>> BEGIN DATA BLOCK

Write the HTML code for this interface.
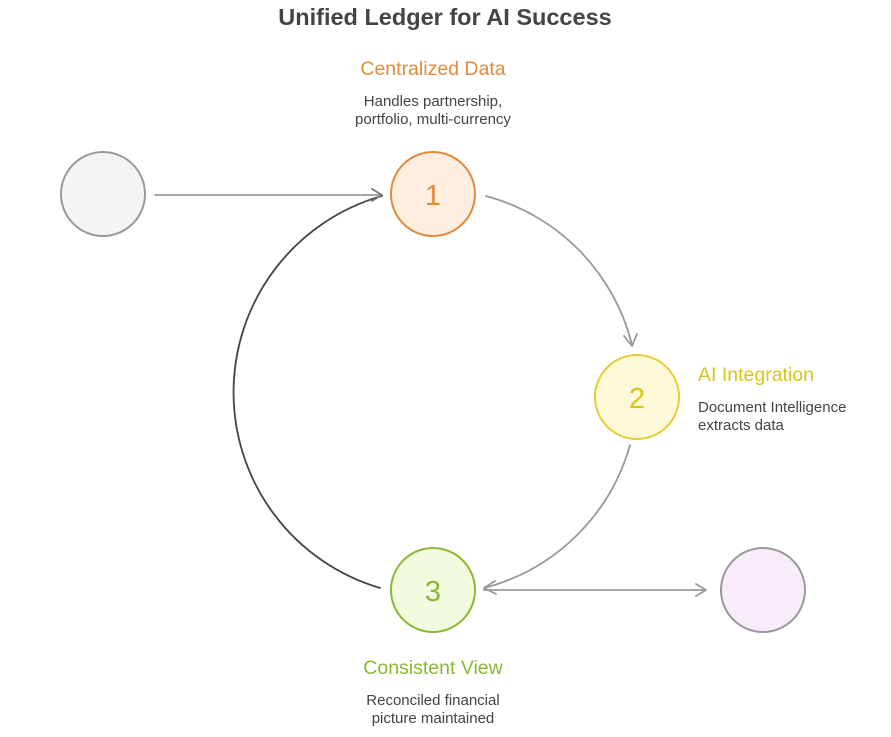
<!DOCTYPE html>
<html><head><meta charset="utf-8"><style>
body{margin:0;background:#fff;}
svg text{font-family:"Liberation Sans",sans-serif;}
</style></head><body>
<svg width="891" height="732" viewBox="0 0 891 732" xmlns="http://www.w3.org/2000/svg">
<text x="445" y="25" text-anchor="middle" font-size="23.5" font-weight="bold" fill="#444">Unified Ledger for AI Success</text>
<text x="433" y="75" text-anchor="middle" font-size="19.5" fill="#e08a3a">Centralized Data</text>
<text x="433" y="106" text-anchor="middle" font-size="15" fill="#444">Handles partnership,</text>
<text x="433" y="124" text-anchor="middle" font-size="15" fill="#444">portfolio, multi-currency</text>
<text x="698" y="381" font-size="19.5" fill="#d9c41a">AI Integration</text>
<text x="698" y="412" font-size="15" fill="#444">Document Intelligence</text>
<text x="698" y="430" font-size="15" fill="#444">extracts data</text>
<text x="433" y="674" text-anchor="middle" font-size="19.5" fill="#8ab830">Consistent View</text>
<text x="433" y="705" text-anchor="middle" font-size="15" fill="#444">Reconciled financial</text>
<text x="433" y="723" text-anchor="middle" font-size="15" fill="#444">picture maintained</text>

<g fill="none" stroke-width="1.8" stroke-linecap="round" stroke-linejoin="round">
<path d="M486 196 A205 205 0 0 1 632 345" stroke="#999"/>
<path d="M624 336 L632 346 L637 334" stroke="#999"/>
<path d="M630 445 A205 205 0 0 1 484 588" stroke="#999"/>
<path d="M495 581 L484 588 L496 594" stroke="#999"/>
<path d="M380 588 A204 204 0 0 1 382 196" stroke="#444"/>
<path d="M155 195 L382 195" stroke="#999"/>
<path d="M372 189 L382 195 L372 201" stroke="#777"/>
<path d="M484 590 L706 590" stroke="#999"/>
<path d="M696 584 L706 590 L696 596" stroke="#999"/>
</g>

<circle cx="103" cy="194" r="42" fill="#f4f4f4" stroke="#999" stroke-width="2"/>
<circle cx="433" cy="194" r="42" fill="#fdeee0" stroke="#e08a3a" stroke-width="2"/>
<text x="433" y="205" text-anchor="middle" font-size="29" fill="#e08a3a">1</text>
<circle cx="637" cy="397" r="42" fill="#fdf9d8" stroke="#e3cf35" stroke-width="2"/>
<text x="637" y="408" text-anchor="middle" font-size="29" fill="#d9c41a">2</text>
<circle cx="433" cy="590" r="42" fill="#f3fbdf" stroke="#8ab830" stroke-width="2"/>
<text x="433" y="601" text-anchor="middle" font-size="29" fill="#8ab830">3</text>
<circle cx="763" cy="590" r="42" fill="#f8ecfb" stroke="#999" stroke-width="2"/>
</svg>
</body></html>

>> END DATA BLOCK

§ **WHAT YOU NEED TO DO**
Leave out the pictures and transcribe everything else exactly.

§ **RESPONSE**
Write the HTML code for this interface.
<!DOCTYPE html>
<html><head><meta charset="utf-8"><style>
body{margin:0;background:#fff;}
svg text{font-family:"Liberation Sans",sans-serif;}
</style></head><body>
<svg width="891" height="732" viewBox="0 0 891 732" xmlns="http://www.w3.org/2000/svg">
<text x="445" y="25" text-anchor="middle" font-size="23.5" font-weight="bold" fill="#444">Unified Ledger for AI Success</text>
<text x="433" y="75" text-anchor="middle" font-size="19.5" fill="#e08a3a">Centralized Data</text>
<text x="433" y="106" text-anchor="middle" font-size="15" fill="#444">Handles partnership,</text>
<text x="433" y="124" text-anchor="middle" font-size="15" fill="#444">portfolio, multi-currency</text>
<text x="698" y="381" font-size="19.5" fill="#d9c41a">AI Integration</text>
<text x="698" y="412" font-size="15" fill="#444">Document Intelligence</text>
<text x="698" y="430" font-size="15" fill="#444">extracts data</text>
<text x="433" y="674" text-anchor="middle" font-size="19.5" fill="#8ab830">Consistent View</text>
<text x="433" y="705" text-anchor="middle" font-size="15" fill="#444">Reconciled financial</text>
<text x="433" y="723" text-anchor="middle" font-size="15" fill="#444">picture maintained</text>

<g fill="none" stroke-width="1.8" stroke-linecap="round" stroke-linejoin="round">
<path d="M486 196 A205 205 0 0 1 632 345" stroke="#999"/>
<path d="M624 336 L632 346 L637 334" stroke="#999"/>
<path d="M630 445 A205 205 0 0 1 484 588" stroke="#999"/>
<path d="M495 581 L484 588 L496 594" stroke="#999"/>
<path d="M380 588 A204 204 0 0 1 382 196" stroke="#444"/>
<path d="M155 195 L382 195" stroke="#999"/>
<path d="M372 189 L382 195 L372 201" stroke="#777"/>
<path d="M484 590 L706 590" stroke="#999"/>
<path d="M696 584 L706 590 L696 596" stroke="#999"/>
</g>

<circle cx="103" cy="194" r="42" fill="#f4f4f4" stroke="#999" stroke-width="2"/>
<circle cx="433" cy="194" r="42" fill="#fdeee0" stroke="#e08a3a" stroke-width="2"/>
<text x="433" y="205" text-anchor="middle" font-size="29" fill="#e08a3a">1</text>
<circle cx="637" cy="397" r="42" fill="#fdf9d8" stroke="#e3cf35" stroke-width="2"/>
<text x="637" y="408" text-anchor="middle" font-size="29" fill="#d9c41a">2</text>
<circle cx="433" cy="590" r="42" fill="#f3fbdf" stroke="#8ab830" stroke-width="2"/>
<text x="433" y="601" text-anchor="middle" font-size="29" fill="#8ab830">3</text>
<circle cx="763" cy="590" r="42" fill="#f8ecfb" stroke="#999" stroke-width="2"/>
</svg>
</body></html>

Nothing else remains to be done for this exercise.